[Begin Supplied data]

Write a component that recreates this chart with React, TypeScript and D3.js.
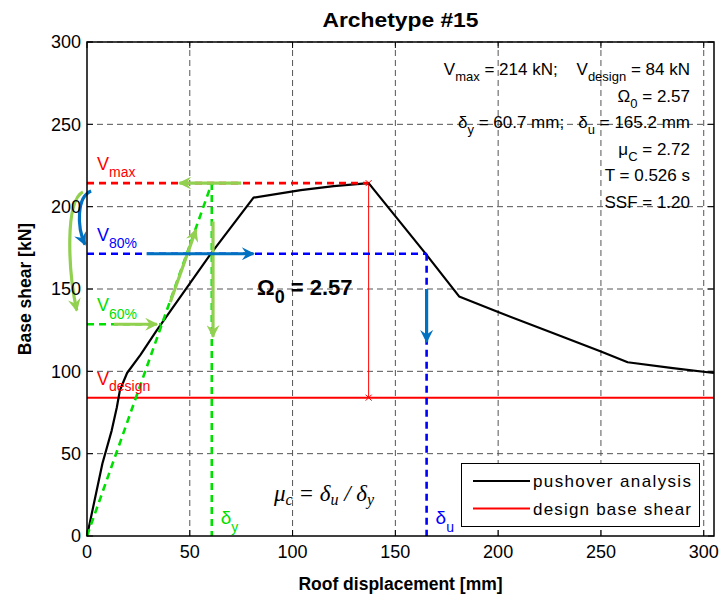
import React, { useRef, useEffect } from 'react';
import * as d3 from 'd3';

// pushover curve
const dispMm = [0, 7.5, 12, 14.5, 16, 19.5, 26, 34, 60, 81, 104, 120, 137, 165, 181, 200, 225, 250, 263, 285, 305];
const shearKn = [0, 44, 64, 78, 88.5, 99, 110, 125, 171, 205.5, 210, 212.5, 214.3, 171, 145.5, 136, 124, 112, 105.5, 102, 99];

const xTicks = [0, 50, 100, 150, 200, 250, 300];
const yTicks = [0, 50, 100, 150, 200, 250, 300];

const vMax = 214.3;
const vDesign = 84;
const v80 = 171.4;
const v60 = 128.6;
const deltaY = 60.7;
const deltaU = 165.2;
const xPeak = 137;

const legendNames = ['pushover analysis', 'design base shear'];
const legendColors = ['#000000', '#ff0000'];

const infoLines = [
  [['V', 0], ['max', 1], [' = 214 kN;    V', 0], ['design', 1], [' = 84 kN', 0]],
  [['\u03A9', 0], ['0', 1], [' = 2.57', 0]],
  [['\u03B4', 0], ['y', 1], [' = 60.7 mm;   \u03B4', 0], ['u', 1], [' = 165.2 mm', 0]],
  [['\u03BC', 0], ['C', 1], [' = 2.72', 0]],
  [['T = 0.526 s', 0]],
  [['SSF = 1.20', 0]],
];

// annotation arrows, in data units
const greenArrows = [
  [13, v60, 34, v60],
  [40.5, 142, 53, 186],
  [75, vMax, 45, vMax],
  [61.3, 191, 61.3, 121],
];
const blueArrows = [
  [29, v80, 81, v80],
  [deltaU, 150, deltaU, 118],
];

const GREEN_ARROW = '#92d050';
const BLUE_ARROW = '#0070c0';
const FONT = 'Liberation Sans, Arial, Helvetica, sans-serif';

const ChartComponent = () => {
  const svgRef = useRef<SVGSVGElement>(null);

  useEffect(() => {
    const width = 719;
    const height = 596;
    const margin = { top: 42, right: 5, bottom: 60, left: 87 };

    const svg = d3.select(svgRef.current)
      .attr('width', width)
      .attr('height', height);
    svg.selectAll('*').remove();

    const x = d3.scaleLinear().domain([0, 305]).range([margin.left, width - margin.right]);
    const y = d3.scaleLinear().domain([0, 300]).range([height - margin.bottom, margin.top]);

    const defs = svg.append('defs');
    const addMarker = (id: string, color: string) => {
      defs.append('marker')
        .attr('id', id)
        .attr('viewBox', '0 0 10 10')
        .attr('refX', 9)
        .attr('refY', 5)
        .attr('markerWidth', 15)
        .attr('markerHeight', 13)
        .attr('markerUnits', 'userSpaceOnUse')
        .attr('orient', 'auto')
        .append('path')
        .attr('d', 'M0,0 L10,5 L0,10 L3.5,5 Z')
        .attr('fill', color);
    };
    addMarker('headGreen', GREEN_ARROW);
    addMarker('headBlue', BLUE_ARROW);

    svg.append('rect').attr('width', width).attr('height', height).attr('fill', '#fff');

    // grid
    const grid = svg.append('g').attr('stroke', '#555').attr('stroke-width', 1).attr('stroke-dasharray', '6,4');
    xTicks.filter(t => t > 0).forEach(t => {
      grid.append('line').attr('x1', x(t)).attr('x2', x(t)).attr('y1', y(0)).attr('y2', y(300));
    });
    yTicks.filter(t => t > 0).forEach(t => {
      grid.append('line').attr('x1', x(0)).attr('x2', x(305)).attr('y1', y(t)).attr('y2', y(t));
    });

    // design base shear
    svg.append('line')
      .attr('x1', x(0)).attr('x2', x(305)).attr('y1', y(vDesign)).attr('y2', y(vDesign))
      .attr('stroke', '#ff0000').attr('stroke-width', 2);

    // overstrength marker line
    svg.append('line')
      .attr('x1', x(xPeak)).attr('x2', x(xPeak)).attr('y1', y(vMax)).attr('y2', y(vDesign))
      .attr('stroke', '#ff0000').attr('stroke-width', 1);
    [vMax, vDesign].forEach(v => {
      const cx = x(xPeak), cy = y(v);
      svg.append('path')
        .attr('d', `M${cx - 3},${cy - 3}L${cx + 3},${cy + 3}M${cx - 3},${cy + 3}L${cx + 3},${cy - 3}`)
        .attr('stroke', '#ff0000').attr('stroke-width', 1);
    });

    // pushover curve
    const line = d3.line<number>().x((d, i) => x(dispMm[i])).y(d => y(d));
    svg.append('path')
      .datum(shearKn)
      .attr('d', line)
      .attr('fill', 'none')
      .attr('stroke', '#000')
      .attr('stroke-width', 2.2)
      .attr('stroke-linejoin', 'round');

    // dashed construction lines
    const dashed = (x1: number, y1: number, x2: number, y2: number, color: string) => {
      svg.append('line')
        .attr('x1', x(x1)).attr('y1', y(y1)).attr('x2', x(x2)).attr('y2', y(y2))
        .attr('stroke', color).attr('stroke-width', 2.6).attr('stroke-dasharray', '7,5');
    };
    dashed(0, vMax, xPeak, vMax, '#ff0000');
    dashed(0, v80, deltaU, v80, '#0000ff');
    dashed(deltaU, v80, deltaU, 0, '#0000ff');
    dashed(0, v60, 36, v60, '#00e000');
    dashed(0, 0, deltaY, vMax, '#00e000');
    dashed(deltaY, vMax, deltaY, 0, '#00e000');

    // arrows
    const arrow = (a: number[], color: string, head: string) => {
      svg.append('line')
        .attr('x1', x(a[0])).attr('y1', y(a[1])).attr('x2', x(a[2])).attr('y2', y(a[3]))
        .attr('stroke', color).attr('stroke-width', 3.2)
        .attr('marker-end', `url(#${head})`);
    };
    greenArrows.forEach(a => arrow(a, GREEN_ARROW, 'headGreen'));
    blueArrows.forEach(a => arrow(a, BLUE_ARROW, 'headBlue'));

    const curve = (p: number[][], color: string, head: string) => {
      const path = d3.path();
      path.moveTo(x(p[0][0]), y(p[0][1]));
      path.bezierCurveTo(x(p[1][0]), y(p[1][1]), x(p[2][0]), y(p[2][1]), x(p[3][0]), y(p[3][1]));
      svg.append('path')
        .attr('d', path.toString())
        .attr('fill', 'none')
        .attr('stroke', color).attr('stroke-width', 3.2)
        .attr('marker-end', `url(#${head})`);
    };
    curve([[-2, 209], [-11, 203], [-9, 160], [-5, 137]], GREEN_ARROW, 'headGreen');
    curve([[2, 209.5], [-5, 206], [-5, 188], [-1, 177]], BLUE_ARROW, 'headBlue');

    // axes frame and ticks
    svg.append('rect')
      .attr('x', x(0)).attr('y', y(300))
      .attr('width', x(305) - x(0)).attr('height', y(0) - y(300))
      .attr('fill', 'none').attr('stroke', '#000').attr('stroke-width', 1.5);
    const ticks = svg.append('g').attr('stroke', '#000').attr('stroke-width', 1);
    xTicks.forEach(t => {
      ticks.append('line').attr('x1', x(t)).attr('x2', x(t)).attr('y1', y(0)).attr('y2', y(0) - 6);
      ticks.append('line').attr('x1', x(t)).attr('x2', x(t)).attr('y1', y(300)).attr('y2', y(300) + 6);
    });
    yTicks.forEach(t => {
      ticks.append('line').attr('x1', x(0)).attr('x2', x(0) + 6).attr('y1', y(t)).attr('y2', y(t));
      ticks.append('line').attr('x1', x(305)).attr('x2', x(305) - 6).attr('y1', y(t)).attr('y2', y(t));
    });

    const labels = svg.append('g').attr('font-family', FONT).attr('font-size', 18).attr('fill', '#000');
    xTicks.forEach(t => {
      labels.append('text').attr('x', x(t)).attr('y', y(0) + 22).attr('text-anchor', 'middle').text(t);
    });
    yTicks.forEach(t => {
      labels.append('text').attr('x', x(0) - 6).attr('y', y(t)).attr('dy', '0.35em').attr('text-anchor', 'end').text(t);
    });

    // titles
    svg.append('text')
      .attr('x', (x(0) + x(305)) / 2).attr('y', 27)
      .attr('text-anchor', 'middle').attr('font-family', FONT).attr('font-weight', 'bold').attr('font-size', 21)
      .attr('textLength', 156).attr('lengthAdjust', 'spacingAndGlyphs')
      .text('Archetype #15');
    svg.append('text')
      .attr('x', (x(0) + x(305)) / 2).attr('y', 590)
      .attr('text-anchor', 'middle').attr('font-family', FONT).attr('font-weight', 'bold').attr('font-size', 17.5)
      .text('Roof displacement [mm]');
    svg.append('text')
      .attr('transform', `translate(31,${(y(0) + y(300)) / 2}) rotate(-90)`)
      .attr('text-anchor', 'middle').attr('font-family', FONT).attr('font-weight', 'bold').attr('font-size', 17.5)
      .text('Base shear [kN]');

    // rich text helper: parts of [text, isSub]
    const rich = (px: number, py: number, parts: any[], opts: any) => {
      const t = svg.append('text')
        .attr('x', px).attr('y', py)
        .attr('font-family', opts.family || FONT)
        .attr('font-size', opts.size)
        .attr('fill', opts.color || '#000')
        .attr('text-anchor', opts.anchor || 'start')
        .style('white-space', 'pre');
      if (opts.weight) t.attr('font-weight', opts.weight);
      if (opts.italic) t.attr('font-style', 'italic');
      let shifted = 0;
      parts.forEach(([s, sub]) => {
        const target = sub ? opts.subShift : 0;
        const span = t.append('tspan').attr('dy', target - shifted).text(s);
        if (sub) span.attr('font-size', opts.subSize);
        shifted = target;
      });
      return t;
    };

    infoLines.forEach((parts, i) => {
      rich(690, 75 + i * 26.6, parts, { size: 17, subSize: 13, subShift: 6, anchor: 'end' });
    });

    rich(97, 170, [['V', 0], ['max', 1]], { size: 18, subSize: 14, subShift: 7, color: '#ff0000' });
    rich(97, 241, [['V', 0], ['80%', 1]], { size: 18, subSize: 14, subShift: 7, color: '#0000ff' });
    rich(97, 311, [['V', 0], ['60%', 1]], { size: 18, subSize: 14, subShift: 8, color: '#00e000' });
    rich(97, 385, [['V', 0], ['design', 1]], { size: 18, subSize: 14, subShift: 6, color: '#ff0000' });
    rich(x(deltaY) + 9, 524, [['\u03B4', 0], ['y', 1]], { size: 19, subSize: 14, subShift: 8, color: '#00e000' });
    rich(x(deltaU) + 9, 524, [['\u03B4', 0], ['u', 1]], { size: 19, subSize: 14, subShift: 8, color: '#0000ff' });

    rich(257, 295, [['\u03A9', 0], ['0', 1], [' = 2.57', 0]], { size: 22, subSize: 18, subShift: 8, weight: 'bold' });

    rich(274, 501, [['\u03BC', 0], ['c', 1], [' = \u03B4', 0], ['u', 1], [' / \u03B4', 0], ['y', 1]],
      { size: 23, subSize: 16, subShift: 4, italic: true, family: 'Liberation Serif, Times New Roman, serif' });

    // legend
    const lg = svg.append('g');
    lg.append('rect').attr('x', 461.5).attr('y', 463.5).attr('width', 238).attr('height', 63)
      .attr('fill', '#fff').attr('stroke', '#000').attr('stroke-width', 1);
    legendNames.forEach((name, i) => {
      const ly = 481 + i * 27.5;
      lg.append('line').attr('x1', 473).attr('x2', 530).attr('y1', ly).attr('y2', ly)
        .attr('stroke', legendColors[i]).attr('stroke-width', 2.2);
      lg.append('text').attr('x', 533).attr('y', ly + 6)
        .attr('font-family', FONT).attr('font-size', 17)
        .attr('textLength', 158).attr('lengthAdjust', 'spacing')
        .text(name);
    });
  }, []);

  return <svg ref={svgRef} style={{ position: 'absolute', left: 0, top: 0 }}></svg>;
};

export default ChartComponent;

[End Supplied data]
[Begin Supplied data]

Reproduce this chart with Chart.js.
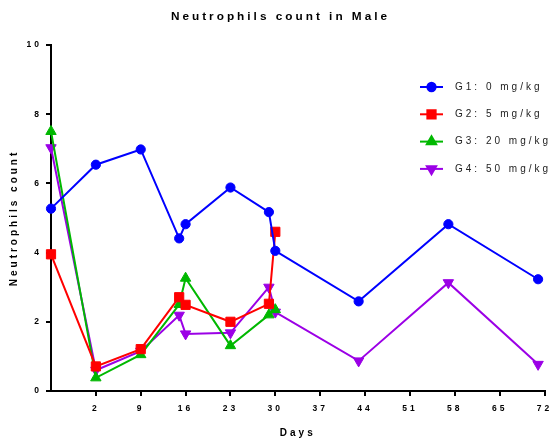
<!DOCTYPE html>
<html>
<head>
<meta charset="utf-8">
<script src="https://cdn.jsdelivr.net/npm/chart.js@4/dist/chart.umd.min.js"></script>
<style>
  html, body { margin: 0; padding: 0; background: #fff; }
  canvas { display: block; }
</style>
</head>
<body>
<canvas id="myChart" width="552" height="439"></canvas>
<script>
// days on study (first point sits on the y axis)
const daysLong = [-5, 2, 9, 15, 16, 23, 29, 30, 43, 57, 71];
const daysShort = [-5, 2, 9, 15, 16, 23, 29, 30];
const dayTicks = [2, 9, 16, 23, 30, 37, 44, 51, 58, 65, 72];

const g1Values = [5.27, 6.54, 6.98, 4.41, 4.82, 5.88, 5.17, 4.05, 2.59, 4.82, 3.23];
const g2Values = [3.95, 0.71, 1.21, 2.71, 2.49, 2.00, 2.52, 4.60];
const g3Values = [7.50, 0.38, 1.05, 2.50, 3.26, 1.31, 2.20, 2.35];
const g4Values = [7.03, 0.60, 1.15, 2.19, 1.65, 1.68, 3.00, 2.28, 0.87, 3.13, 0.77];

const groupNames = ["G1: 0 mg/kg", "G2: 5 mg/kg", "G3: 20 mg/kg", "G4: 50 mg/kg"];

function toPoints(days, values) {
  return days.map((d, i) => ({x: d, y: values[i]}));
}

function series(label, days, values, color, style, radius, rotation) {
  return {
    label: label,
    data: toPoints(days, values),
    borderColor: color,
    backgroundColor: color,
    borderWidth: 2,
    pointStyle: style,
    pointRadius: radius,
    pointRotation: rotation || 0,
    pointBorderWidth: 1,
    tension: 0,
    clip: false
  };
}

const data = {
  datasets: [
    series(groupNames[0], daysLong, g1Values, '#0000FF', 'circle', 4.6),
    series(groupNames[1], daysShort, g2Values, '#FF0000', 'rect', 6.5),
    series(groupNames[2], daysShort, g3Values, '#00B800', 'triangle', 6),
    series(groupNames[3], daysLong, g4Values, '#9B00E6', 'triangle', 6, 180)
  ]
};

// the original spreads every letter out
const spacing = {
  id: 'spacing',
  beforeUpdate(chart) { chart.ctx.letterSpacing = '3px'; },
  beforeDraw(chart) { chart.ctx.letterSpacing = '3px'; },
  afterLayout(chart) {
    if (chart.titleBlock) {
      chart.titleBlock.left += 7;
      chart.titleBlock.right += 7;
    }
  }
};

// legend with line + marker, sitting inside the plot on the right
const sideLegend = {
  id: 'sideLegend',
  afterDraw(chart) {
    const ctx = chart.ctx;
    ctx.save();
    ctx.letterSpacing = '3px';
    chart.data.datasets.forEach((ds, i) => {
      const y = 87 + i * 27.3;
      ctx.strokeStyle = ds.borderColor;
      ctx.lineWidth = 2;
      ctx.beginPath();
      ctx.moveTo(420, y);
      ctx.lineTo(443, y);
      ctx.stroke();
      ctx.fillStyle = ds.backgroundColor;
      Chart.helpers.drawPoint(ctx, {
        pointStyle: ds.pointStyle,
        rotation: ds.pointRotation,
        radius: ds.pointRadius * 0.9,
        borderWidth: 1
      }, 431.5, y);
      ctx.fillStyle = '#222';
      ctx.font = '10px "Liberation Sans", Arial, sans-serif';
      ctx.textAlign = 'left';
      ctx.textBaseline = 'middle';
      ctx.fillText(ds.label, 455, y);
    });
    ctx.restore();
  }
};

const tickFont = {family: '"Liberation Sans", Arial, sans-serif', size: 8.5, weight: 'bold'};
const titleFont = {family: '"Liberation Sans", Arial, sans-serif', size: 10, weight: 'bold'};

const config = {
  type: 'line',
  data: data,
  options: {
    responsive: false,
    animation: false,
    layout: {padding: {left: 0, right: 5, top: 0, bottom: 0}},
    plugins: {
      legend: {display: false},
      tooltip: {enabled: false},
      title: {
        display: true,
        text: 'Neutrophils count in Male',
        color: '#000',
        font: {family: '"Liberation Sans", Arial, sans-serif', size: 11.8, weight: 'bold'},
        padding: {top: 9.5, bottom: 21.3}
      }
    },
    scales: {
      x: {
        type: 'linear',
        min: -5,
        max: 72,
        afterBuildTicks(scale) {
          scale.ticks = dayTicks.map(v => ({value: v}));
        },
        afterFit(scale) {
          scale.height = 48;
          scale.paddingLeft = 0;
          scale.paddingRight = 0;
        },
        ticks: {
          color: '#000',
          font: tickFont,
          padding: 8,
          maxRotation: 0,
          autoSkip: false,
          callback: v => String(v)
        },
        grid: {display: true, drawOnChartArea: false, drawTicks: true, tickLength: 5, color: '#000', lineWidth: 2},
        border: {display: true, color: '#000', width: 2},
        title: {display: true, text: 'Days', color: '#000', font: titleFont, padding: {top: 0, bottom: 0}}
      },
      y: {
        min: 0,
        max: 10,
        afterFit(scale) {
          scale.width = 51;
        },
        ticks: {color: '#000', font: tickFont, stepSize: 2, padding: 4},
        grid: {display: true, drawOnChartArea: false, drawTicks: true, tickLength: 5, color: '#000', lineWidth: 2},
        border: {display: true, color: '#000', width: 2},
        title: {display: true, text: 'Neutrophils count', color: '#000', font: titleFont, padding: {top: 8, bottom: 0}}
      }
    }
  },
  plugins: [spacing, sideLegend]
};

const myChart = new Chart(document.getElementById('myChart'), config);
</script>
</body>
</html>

[End Supplied data]

### Requirement
Your copy should hold only the lines from the one containing "Write a component" through the one containing "import * as d3 from 'd3';", word for word, with no pictures.

### Exercise response
Write a component that recreates this chart with React, TypeScript and D3.js.
import React, { useRef, useEffect } from 'react';
import * as d3 from 'd3';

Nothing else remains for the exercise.